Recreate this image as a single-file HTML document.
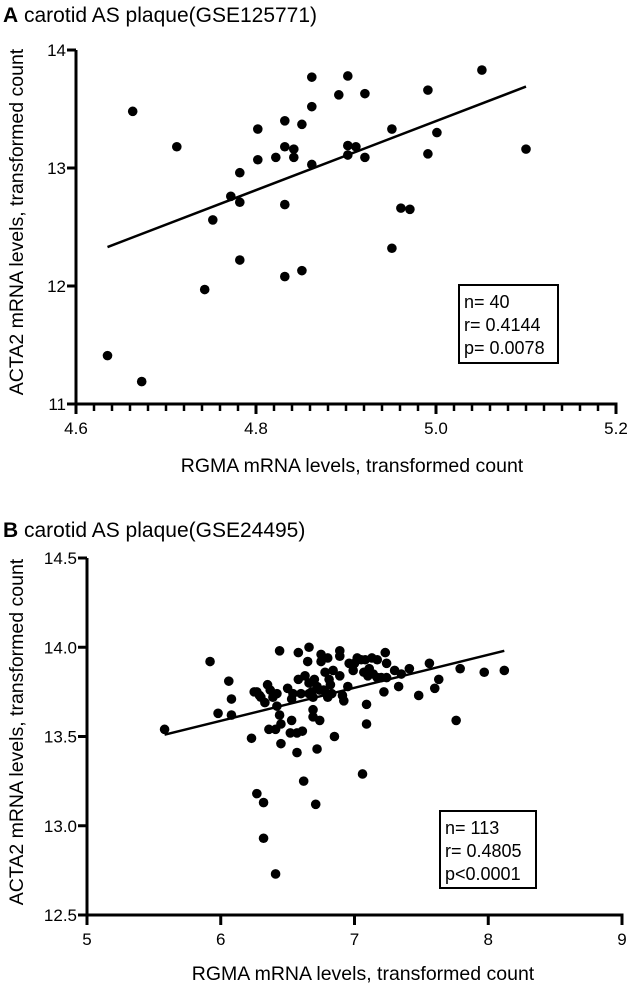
<!DOCTYPE html>
<html><head><meta charset="utf-8">
<style>
html,body{margin:0;padding:0;background:#fff;}
svg{display:block;font-family:"Liberation Sans",Arial,sans-serif;}
</style></head>
<body>
<svg id="fig" width="630" height="987" viewBox="0 0 630 987" xmlns="http://www.w3.org/2000/svg">
<text x="3" y="22" font-size="21"><tspan font-weight="bold">A</tspan> carotid AS plaque(GSE125771)</text>
<text x="3" y="537" font-size="21"><tspan font-weight="bold">B</tspan> carotid AS plaque(GSE24495)</text>
<text transform="translate(23,222) rotate(-90)" text-anchor="middle" font-size="19.5">ACTA2 mRNA levels, transformed count</text>
<text transform="translate(23,732) rotate(-90)" text-anchor="middle" font-size="19.5">ACTA2 mRNA levels, transformed count</text>
<text x="352" y="472" text-anchor="middle" font-size="19.5">RGMA mRNA levels, transformed count</text>
<text x="363" y="980" text-anchor="middle" font-size="19.5">RGMA mRNA levels, transformed count</text>
<g>
<rect x="459" y="285" width="99" height="78" fill="none" stroke="#000" stroke-width="2"/>
<text x="464" y="308" font-size="18">n= 40</text>
<text x="464" y="331" font-size="18">r= 0.4144</text>
<text x="464" y="354" font-size="18">p= 0.0078</text>
</g>
<g>
<rect x="440" y="811" width="96" height="77" fill="none" stroke="#000" stroke-width="2"/>
<text x="445" y="834" font-size="18">n= 113</text>
<text x="445" y="857" font-size="18">r= 0.4805</text>
<text x="445" y="880" font-size="18">p&lt;0.0001</text>
</g>
</svg>
<script>
// Panel A data
const aX = [4.635,4.663,4.673,4.712,4.743,4.752,4.772,4.782,4.782,4.782,4.802,4.802,4.822,4.832,4.832,4.832,4.832,4.842,4.842,4.851,4.851,4.862,4.862,4.862,4.892,4.902,4.902,4.902,4.911,4.921,4.921,4.951,4.951,4.961,4.971,4.991,4.991,5.001,5.051,5.100];
const aY = [11.41,13.48,11.19,13.18,11.97,12.56,12.76,12.96,12.71,12.22,13.33,13.07,13.09,13.40,13.18,12.69,12.08,13.16,13.09,13.37,12.13,13.77,13.52,13.03,13.62,13.78,13.19,13.11,13.18,13.63,13.09,13.33,12.32,12.66,12.65,13.66,13.12,13.30,13.83,13.16];
const aFitX = [4.635,5.10];
const aFitY = [12.33,13.69];
const aXTicks = [4.6,4.8,5.0,5.2];
const aXTickLabels = ["4.6","4.8","5.0","5.2"];
const aYTicks = [11,12,13,14];
const aYTickLabels = ["11","12","13","14"];
// Panel B data
const bX = [5.58,5.92,5.98,6.06,6.08,6.08,6.23,6.25,6.27,6.29,6.30,6.35,6.37,6.39,6.42,6.36,6.41,6.42,6.44,6.45,6.45,6.44,6.53,6.53,6.52,6.57,6.58,6.61,6.57,6.58,6.63,6.65,6.66,6.66,6.68,6.69,6.69,6.69,6.70,6.72,6.74,6.72,6.62,6.71,6.75,6.75,6.77,6.78,6.80,6.80,6.81,6.82,6.83,6.84,6.85,6.89,6.89,6.89,6.91,6.92,6.95,6.96,6.99,7.00,7.02,7.05,7.07,7.08,7.09,7.09,7.10,7.11,7.13,7.14,7.17,7.17,7.20,7.22,7.23,7.24,7.24,7.30,7.33,7.35,7.41,7.48,7.56,7.60,7.63,7.76,7.79,7.97,8.12,7.06,6.27,6.32,6.32,6.41,6.50,6.54,6.60,6.33,6.66,6.74,6.78];
const bY = [13.54,13.92,13.63,13.81,13.71,13.62,13.49,13.75,13.75,13.73,13.72,13.79,13.76,13.72,13.74,13.54,13.54,13.67,13.62,13.57,13.46,13.98,13.71,13.59,13.52,13.52,13.82,13.53,13.41,13.97,13.84,13.92,14.00,13.80,13.75,13.65,13.61,13.72,13.82,13.78,13.59,13.43,13.25,13.12,13.96,13.92,13.76,13.86,13.94,13.72,13.82,13.79,13.74,13.87,13.50,13.95,13.84,13.98,13.73,13.70,13.78,13.91,13.87,13.91,13.94,13.93,13.86,13.93,13.68,13.57,13.84,13.88,13.94,13.85,13.93,13.83,13.83,13.75,13.97,13.91,13.83,13.87,13.78,13.85,13.88,13.73,13.91,13.77,13.82,13.59,13.88,13.86,13.87,13.29,13.18,13.13,12.93,12.73,13.77,13.74,13.74,13.69,13.74,13.76,13.75];
const bFitX = [5.58,8.12];
const bFitY = [13.51,13.98];
const bXTicks = [5,6,7,8,9];
const bXTickLabels = ["5","6","7","8","9"];
const bYTicks = [12.5,13.0,13.5,14.0,14.5];
const bYTickLabels = ["12.5","13.0","13.5","14.0","14.5"];

const NS = "http://www.w3.org/2000/svg";
const svg = document.getElementById('fig');
function mk(tag, attrs, parent){
  const e = document.createElementNS(NS, tag);
  for (const k in attrs) e.setAttribute(k, attrs[k]);
  (parent||svg).appendChild(e);
  return e;
}
function panel(p){
  const sx = v => p.x0 + (v - p.xmin)/(p.xmax - p.xmin)*(p.x1 - p.x0);
  const sy = v => p.y0 - (v - p.ymin)/(p.ymax - p.ymin)*(p.y0 - p.y1);
  const g = mk('g', {});
  
  
  const yAx = mk('line', {x1:p.x0, y1:p.y0+1.5, x2:p.x0, y2:p.y1, stroke:'#000','stroke-width':3}, g);
  
  
  const xAx = mk('line', {x1:p.x0-1.5, y1:p.y0, x2:p.x1+1.5, y2:p.y0, stroke:'#000','stroke-width':3}, g);
  
  
  if (p.minor) {
    for (let i = 0; i <= p.minorCount; i++) {
      const xx = p.x0 + i*(p.x1-p.x0)/p.minorCount;
      const t = mk('line', {x1:xx, y1:p.y0, x2:xx, y2:p.y0+7, stroke:'#000','stroke-width':2.5}, g);
      
      
    }
  }
  p.xt.forEach((v,i) => {
    const xx = sx(v);
    const t = mk('line', {x1:xx, y1:p.y0, x2:xx, y2:p.y0+10, stroke:'#000','stroke-width':3}, g);
    
    
    const l = mk('text', {x:xx, y:p.y0+30, 'text-anchor':'middle','font-size':17}, g);
    l.textContent = p.xl[i];
    
    
  });
  p.yt.forEach((v,i) => {
    const yy = sy(v);
    const t = mk('line', {x1:p.x0-9, y1:yy, x2:p.x0, y2:yy, stroke:'#000','stroke-width':3}, g);
    
    
    const l = mk('text', {x:p.x0-10, y:yy+6, 'text-anchor':'end','font-size':17}, g);
    l.textContent = p.yl[i];
    
    
  });
  const fit = mk('line', {x1:sx(p.fx[0]), y1:sy(p.fy[0]), x2:sx(p.fx[1]), y2:sy(p.fy[1]), stroke:'#000','stroke-width':2.5}, g);
  
  
  p.dx.forEach((v,i) => {
    const c = mk('circle', {cx:sx(v), cy:sy(p.dy[i]), r:4.8, fill:'#000'}, g);
    
    
  });
}
panel({name:'panel-a', x0:76, x1:616, y0:404, y1:50, xmin:4.6, xmax:5.2, ymin:11, ymax:14,
  xt:aXTicks, xl:aXTickLabels, yt:aYTicks, yl:aYTickLabels, fx:aFitX, fy:aFitY, dx:aX, dy:aY, minor:true, minorCount:30});
panel({name:'panel-b', x0:87, x1:622, y0:915, y1:558, xmin:5, xmax:9, ymin:12.5, ymax:14.5,
  xt:bXTicks, xl:bXTickLabels, yt:bYTicks, yl:bYTickLabels, fx:bFitX, fy:bFitY, dx:bX, dy:bY, minor:false});
</script>
</body></html>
# # # #
## What to do
Locate and copy each line in the data above that includes the word "document".

## Solution to this exercise
Recreate this image as a single-file HTML document.
const svg = document.getElementById('fig');
  const e = document.createElementNS(NS, tag);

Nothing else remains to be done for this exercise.